Дальше он отвечал односложно: «да», «так», и только в конце, когда речь зашла уже непосредственно об аварии, разговорился. Но, в сущности, лишь повторил то, что я слышал от него утром: автоинспектор загородил дорогу, решил объехать…
— Почему вы не затормозили? Экспертиза ГАИ установила, что вы могли автомобиль остановить.
— Тормозил.
— Нет. Никаких следов торможения на шоссе эксперты не обнаружили. Вы ведь грамотный шофер, у вас второй класс, вы же отлично знаете, что в аварийной ситуации тормозят до юза. Так?
— Не помню.
«Не помню…» Каждый раз, когда надо отвечать правду, у них, у подследственных, отшибает память. Но я был рад, что у нас с ним дело дошло до этого сакраментального «не помню» — Сердюк все же вышел из «глухой защиты», разговорился. Теперь важно было заставить его думать, отвечать, сопротивляться. Раз сказал «не помню», значит, и объяснит, почему не помнит. Но весь дальнейший разговор мне испортил Нечитайло. Воспользовавшись паузой, он подошел ко мне, наклонился и сказал:
— Погибший владелец «Москвича» жил по Нагорной, сорок.
— Что?! — вырвалось у меня против воли. — Ты не перепутал?
— Нагорная, сорок, — повторил Миша в полный голос, и я понял, что он не ошибся: Сердюк мгновенно угас, ссутулился и полностью отключился от всего мира. Теперь уже, я понял, из него не выдавишь даже односложных «да» и «так».

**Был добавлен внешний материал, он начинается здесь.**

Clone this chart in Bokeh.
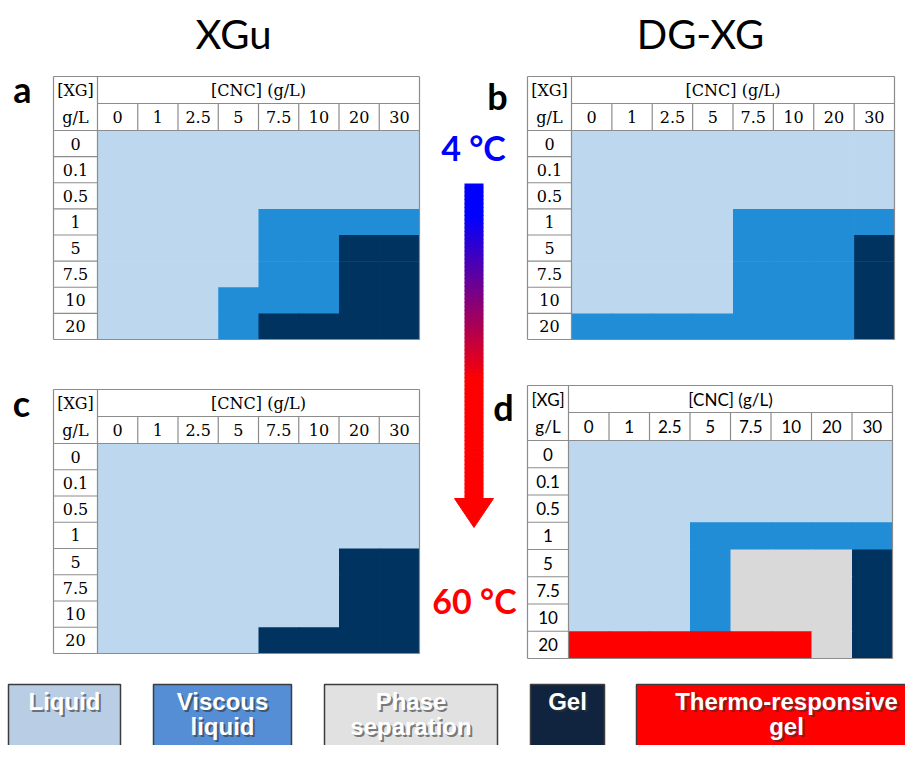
from bokeh.plotting import figure
from bokeh.models import Range1d
from bokeh.core.properties import value
from bokeh.embed import file_html
from bokeh.resources import INLINE

# ---------------- data ----------------
cnc_labels = ["0", "1", "2.5", "5", "7.5", "10", "20", "30"]
xg_labels = ["0", "0.1", "0.5", "1", "5", "7.5", "10", "20"]

# state codes per cell (rows = [XG], columns = [CNC])
# L liquid, V viscous liquid, P phase separation, G gel, T thermo-responsive gel
xgu_4C = ["LLLLLLLL", "LLLLLLLL", "LLLLLLLL", "LLLLVVVV",
          "LLLLVVGG", "LLLLVVGG", "LLLVVVGG", "LLLVGGGG"]
dgxg_4C = ["LLLLLLLL", "LLLLLLLL", "LLLLLLLL", "LLLLVVVV",
           "LLLLVVVG", "LLLLVVVG", "LLLLVVVG", "VVVVVVVG"]
xgu_60C = ["LLLLLLLL", "LLLLLLLL", "LLLLLLLL", "LLLLLLLL",
           "LLLLLLGG", "LLLLLLGG", "LLLLLLGG", "LLLLGGGG"]
dgxg_60C = ["LLLLLLLL", "LLLLLLLL", "LLLLLLLL", "LLLVVVVV",
            "LLLVPPPG", "LLLVPPPG", "LLLVPPPG", "TTTTTTPG"]

legend_codes = ["L", "V", "P", "G", "T"]
legend_lines = [["Liquid"], ["Viscous", "liquid"], ["Phase", "separation"],
                ["Gel"], ["Thermo-responsive", "gel"]]

titles = ["XGu", "DG-XG"]
temps = ["4 °C", "60 °C"]

# ---------------- styles ----------------
cell_colors = {"L": "#BDD7EE", "V": "#208DD6", "P": "#D9D9D9", "G": "#00335F", "T": "#FF0000"}
legend_colors = {"L": "#B9CDE5", "V": "#558ED5", "P": "#E1E1E1", "G": "#10243F", "T": "#FF0000"}
grid_color = "#8C8C8C"

# panel geometry: left, colstart, right, top, h1, h2, bottom
panels = [
    ("a", xgu_4C, (53, 97, 419, 76, 103, 130, 339), "DejaVu Serif", "16px", (22, 88)),
    ("b", dgxg_4C, (527, 571, 894, 76, 103, 130, 339), "DejaVu Serif", "16px", (497, 95)),
    ("c", xgu_60C, (53, 97, 419, 389, 416, 443, 653), "DejaVu Serif", "16px", (21, 402)),
    ("d", dgxg_60C, (527, 568, 892, 385, 412, 440, 658), "Lato", "17px", (503, 406)),
]

W, H = 905, 745
p = figure(width=W, height=H, output_backend="svg", toolbar_location=None,
           x_range=Range1d(0, W), y_range=Range1d(H, 0),
           x_axis_type=None, y_axis_type=None, min_border=0)
p.outline_line_color = None
p.background_fill_color = "white"
p.border_fill_color = "white"

# titles
p.text(x=[233, 700], y=[33, 33], text=titles, text_font=value("Lato"),
       text_font_size="40px", text_align="center", text_baseline="middle", text_color="black")

for letter, states, geo, font, fsize, lpos in panels:
    left, cs, right, top, h1, h2, bottom = geo
    nc, nr = len(cnc_labels), len(xg_labels)
    cw = (right - cs) / nc
    rh = (bottom - h2) / nr
    # data cells (slightly overlapping to avoid seams)
    xs0, xs1, ys0, ys1, cols = [], [], [], [], []
    for i, row in enumerate(states):
        for j, code in enumerate(row):
            xs0.append(cs + j * cw)
            xs1.append(min(right, cs + (j + 1) * cw + 0.7))
            ys0.append(h2 + i * rh)
            ys1.append(min(bottom, h2 + (i + 1) * rh + 0.7))
            cols.append(cell_colors[code])
    p.quad(left=xs0, right=xs1, top=ys0, bottom=ys1, fill_color=cols, line_color=None)

    # grid lines
    sx0, sy0, sx1, sy1 = [], [], [], []
    def seg(a, b, c, d):
        sx0.append(a); sy0.append(b); sx1.append(c); sy1.append(d)
    seg(left, top, right, top)
    seg(left, bottom, right, bottom)
    seg(left, top, left, bottom)
    seg(right, top, right, bottom)
    seg(cs, top, cs, bottom)
    seg(cs, h1, right, h1)
    seg(left, h2, right, h2)
    for j in range(1, nc):
        seg(cs + j * cw, h1, cs + j * cw, h2)
    for i in range(1, nr):
        seg(left, h2 + i * rh, cs, h2 + i * rh)
    p.segment(x0=sx0, y0=sy0, x1=sx1, y1=sy1, line_color=grid_color, line_width=1.2)

    # texts
    tx, ty, tt = [], [], []
    tx += [(left + cs) / 2, (left + cs) / 2, (cs + right) / 2]
    ty += [(top + h1) / 2, (h1 + h2) / 2, (top + h1) / 2]
    tt += ["[XG]", "g/L", "[CNC] (g/L)"]
    for j, lab in enumerate(cnc_labels):
        tx.append(cs + (j + 0.5) * cw); ty.append((h1 + h2) / 2); tt.append(lab)
    for i, lab in enumerate(xg_labels):
        tx.append((left + cs) / 2); ty.append(h2 + (i + 0.5) * rh); tt.append(lab)
    p.text(x=tx, y=ty, text=tt, text_font=value(font), text_font_size=fsize,
           text_align="center", text_baseline="middle", text_color="black")

    # panel letter
    p.text(x=[lpos[0]], y=[lpos[1]], text=[letter], text_font=value("Lato"),
           text_font_style="bold", text_font_size="36px", text_align="center",
           text_baseline="middle", text_color="black")

# temperature labels
p.text(x=[473, 474], y=[147, 600], text=temps, text_font=value("Lato"),
       text_font_style="bold", text_font_size="34px", text_align="center",
       text_baseline="middle", text_color=["#0000FF", "#FF0000"])

# gradient arrow
def mix(t):
    r = int(round(255 * t)); b = int(round(255 * (1 - t)))
    return "#%02X00%02X" % (r, b)

y_top, y_end = 183, 499
n = 80
gx0, gx1, gy0, gy1, gc = [], [], [], [], []
for k in range(n):
    a = y_top + (y_end - y_top) * k / n
    b = y_top + (y_end - y_top) * (k + 1) / n
    m = (a + b) / 2
    t = min(1.0, max(0.0, (m - 215) / (380 - 215)))
    gx0.append(464); gx1.append(483); gy0.append(a); gy1.append(b + 0.8); gc.append(mix(t))
p.quad(left=gx0, right=gx1, top=gy0, bottom=gy1, fill_color=gc, line_color=None)
p.patch(x=[454, 493, 473.5], y=[498, 498, 527], fill_color="#FF0000", line_color="#FF0000")

# legend boxes
box_l = [8, 153, 324, 530, 636]
box_r = [120, 291, 497, 604, 930]
box_top, box_bot = 684, 770
p.quad(left=box_l, right=box_r, top=[box_top] * 5, bottom=[box_bot] * 5,
       fill_color=[legend_colors[c] for c in legend_codes], line_color="#3C3C3C", line_width=1.5)
lx, ly, lt = [], [], []
for k, lines in enumerate(legend_lines):
    cx = (box_l[k] + min(box_r[k], 921)) / 2
    for r, s in enumerate(lines):
        lx.append(cx); ly.append(701 + 25 * r); lt.append(s)
lx[lt.index("Thermo-responsive")] = 786
lx[lt.index("gel")] = 786
p.text(x=[v + 2 for v in lx], y=[v + 2 for v in ly], text=lt, text_font=value("Liberation Sans"),
       text_font_style="bold", text_font_size="24px", text_align="center", text_baseline="middle",
       text_color="#333333", text_alpha=0.6)
p.text(x=lx, y=ly, text=lt, text_font=value("Liberation Sans"),
       text_font_style="bold", text_font_size="24px", text_align="center", text_baseline="middle",
       text_color="white")

open("out.html", "w").write(file_html(p, INLINE))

И вдруг я словно прозрел: я же этого Сердюка знал раньше! Встречал на Нагорной, только выглядел он иначе — солидно, с орденской колодкой на пиджаке, и даже галстук носил. И не только Сердюка я знал, передо мной вдруг отчетливо ожило лицо погибшего владельца красного «Москвича»: высокий узкий лоб, серые умные цепкие глаза, твердый подбородок и такая характерная вдавленность висков, что раз увидев — на всю жизнь запомнишь. И я запомнил, но что-то случилось с памятью — осечка… А вот красный «Москвич» не помню. Хотя ведь видел, несколько раз видел издали, у сорокового дома, легковую машину. Наверное, это и был красный «Москвич».